Published Sunday, September 29, 2013 5:11PM CST
Health Canada is about to change its rules around medical marijuana growers and some patients worry the new regulations could force them to buy their medicine on the street.
Steven Stairs has a licence to grow his own medical marijuana. He says he can produce it for about a dollar a gram.
Starting Tuesday, Health Canada will no longer issue licences for medical marijuana patients to grow pot at home and instead require them to buy from licenced private growers.

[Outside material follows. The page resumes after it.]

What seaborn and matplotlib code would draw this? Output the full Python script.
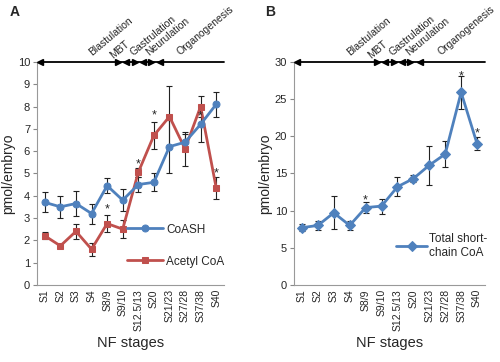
import matplotlib
matplotlib.use("Agg")
import matplotlib.pyplot as plt
import numpy as np
import pandas as pd
import seaborn as sns

# data
stages = ["S1", "S2", "S3", "S4", "S8/9", "S9/10", "S12.5/13", "S20",
          "S21/23", "S27/28", "S37/38", "S40"]
coash = [3.7, 3.5, 3.65, 3.2, 4.45, 3.8, 4.5, 4.6, 6.2, 6.4, 7.2, 8.1]
coash_err = [0.45, 0.5, 0.55, 0.45, 0.35, 0.5, 0.35, 0.4, 1.2, 0.35, 0.8, 0.55]
acetyl = [2.2, 1.75, 2.4, 1.6, 2.75, 2.5, 5.05, 6.7, 7.55, 6.1, 8.0, 4.35]
acetyl_err = [0.15, 0.05, 0.35, 0.3, 0.4, 0.4, 0.2, 0.6, 1.35, 0.75, 0.45, 0.5]
total = [7.7, 8.0, 9.7, 8.0, 10.4, 10.6, 13.2, 14.3, 16.1, 17.6, 25.9, 19.0]
total_err = [0.5, 0.6, 2.2, 0.6, 0.7, 1.0, 1.3, 0.5, 2.6, 1.8, 2.2, 0.9]

stars_a = {"S8/9": 3.4, "S12.5/13": 5.4, "S20": 7.6, "S37/38": 7.55, "S40": 5.0}
stars_b = {"S8/9": 11.3, "S37/38": 28.0, "S40": 20.4}

# developmental periods on the top bar, in category positions
left_heads = [-0.3, 5.2, 6.3, 7.4]
right_heads = [4.7, 5.8, 6.8]
period_names = ["Blastulation", "MBT", "Gastrulation", "Neurulation", "Organogenesis"]
name_pos = [3.1, 4.45, 5.75, 6.8, 8.8]

blue = "#4F81BD"
red = "#C0504D"

sns.set_style("white")
plt.rcParams["font.family"] = ["Liberation Sans", "DejaVu Sans"]

x = np.arange(len(stages))
df = pd.DataFrame({"pos": x, "stage": stages, "CoASH": coash, "Acetyl CoA": acetyl,
                   "Total short-\nchain CoA": total})

fig = plt.figure(figsize=(5, 3.62), dpi=100)
axA = fig.add_axes([0.074, 0.213, 0.374, 0.616])
axB = fig.add_axes([0.588, 0.213, 0.382, 0.616])


def style_axis(ax, ymax, ystep):
    ax.set_xlim(-0.5, 11.5)
    ax.set_ylim(0, ymax)
    ax.set_yticks(np.arange(0, ymax + ystep / 2, ystep))
    ax.set_xticks(x)
    ax.set_xticklabels(stages, rotation=90, fontsize=7.5)
    ax.set_xticks(np.arange(-0.5, 12, 1), minor=True)
    ax.tick_params(axis="x", which="major", length=0, pad=3)
    ax.tick_params(axis="x", which="minor", length=3, color="#888888", direction="out")
    ax.tick_params(axis="y", length=3, color="#888888", direction="out", left=True,
                   labelsize=8, pad=2)
    for s in ["top", "right"]:
        ax.spines[s].set_visible(False)
    for s in ["left", "bottom"]:
        ax.spines[s].set_color("#999999")
        ax.spines[s].set_linewidth(0.8)


def draw_periods(ax, ytop):
    ax.plot([-0.3, 11.5], [ytop, ytop], color="black", lw=1.3, clip_on=False, zorder=5)
    ax.plot(left_heads, [ytop] * len(left_heads), ls="none", marker="<", color="black",
            markersize=5, clip_on=False, zorder=5)
    ax.plot(right_heads, [ytop] * len(right_heads), ls="none", marker=">", color="black",
            markersize=5, clip_on=False, zorder=5)
    trans = ax.get_xaxis_transform()
    for name, px in zip(period_names, name_pos):
        py = 1.005 if name == "MBT" else 1.02
        ax.text(px, py, name, rotation=40, fontsize=7.5, ha="left", va="bottom",
                transform=trans, rotation_mode="anchor")


def labels(ax):
    ax.set_xlim(-0.5, 11.5)
    ax.set_xlabel("NF stages", fontsize=10.5, labelpad=4)
    ax.set_ylabel("pmol/embryo", fontsize=10, labelpad=2)


# panel A
style_axis(axA, 10, 1)
axA.errorbar(x, coash, yerr=coash_err, fmt="none", ecolor="#222222", elinewidth=0.8,
             capsize=2.5, capthick=0.8, zorder=1)
axA.errorbar(x, acetyl, yerr=acetyl_err, fmt="none", ecolor="#222222", elinewidth=0.8,
             capsize=2.5, capthick=0.8, zorder=1)
sns.lineplot(data=df, x="pos", y="CoASH", ax=axA, color=blue, marker="o", markersize=5,
             markeredgecolor=blue, lw=2, label="CoASH", zorder=3)
sns.lineplot(data=df, x="pos", y="Acetyl CoA", ax=axA, color=red, marker="s", markersize=5,
             markeredgecolor=red, lw=2, label="Acetyl CoA", zorder=2)
for st, yv in stars_a.items():
    axA.text(stages.index(st), yv, "*", ha="center", va="center", fontsize=9)
labels(axA)
axA.legend(loc="lower right", bbox_to_anchor=(1.06, 0.03), frameon=False, fontsize=8.5,
           handlelength=3.0, labelspacing=1.7, handletextpad=0.3)
draw_periods(axA, 10)

# panel B
style_axis(axB, 30, 5)
axB.errorbar(x, total, yerr=total_err, fmt="none", ecolor="#222222", elinewidth=0.8,
             capsize=2.5, capthick=0.8, zorder=1)
sns.lineplot(data=df, x="pos", y="Total short-\nchain CoA", ax=axB, color=blue, marker="D",
             markersize=5, markeredgecolor=blue, lw=2, label="Total short-\nchain CoA", zorder=3)
for st, yv in stars_b.items():
    axB.text(stages.index(st), yv, "*", ha="center", va="center", fontsize=9)
labels(axB)
axB.legend(loc="lower right", bbox_to_anchor=(1.07, 0.07), frameon=False, fontsize=8.5,
           handlelength=2.6, handletextpad=0.2)
draw_periods(axB, 30)

fig.text(0.02, 0.955, "A", fontsize=10, fontweight="bold")
fig.text(0.53, 0.955, "B", fontsize=10, fontweight="bold")

fig.savefig("out.png", dpi=100)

Stairs said these companies will charge much more for marijuana than it would cost him to provide it for himself.
"The federal government's not going to cover it through Pharmacare,” he said. “The provincial healthcare systems don't have money to pay for it."
Stairs and other home growers will see their licences to grow at home expire March 31, 2014. Federal government officials say home grow operations like Stairs' are a safety hazard and that marijuana from some of them is ending up in the hands of organized crime.
"The regulations will provide access to quality-controlled marihuana for medical purposes, produced under secure and sanitary conditions, to those Canadians who need it, while strengthening the safety of Canadian communities," said Health Canada in a statement.
Some drug reform advocates disagree.
“I retired as the Staff-Sargent in charge of homicide, major crime and the street crime unit, so I'm quite familiar with the drug trade,” said Bill Vandergraff, a member Law Enforcement Against Prohibition.
The new regulations will create more business for organized crime, said Vandergraff. “Many will attend to the black market, there's no question about that, because people will stop growing.”
Not everyone will dismantle their home grow operations, creating a new class of criminal, said Stairs. "You're really going to put people back in the position of having to grow illegally, jeopardizing their futures, their careers, their home life, their custody of their children, just their basic livelihood."
Health Canada argues the old program became open to abuse and grew too rapidly, from 500 growers in 2001 to over 30,000 today. Health Canada is sifting through applications to approve companies that will grow medical marijuana.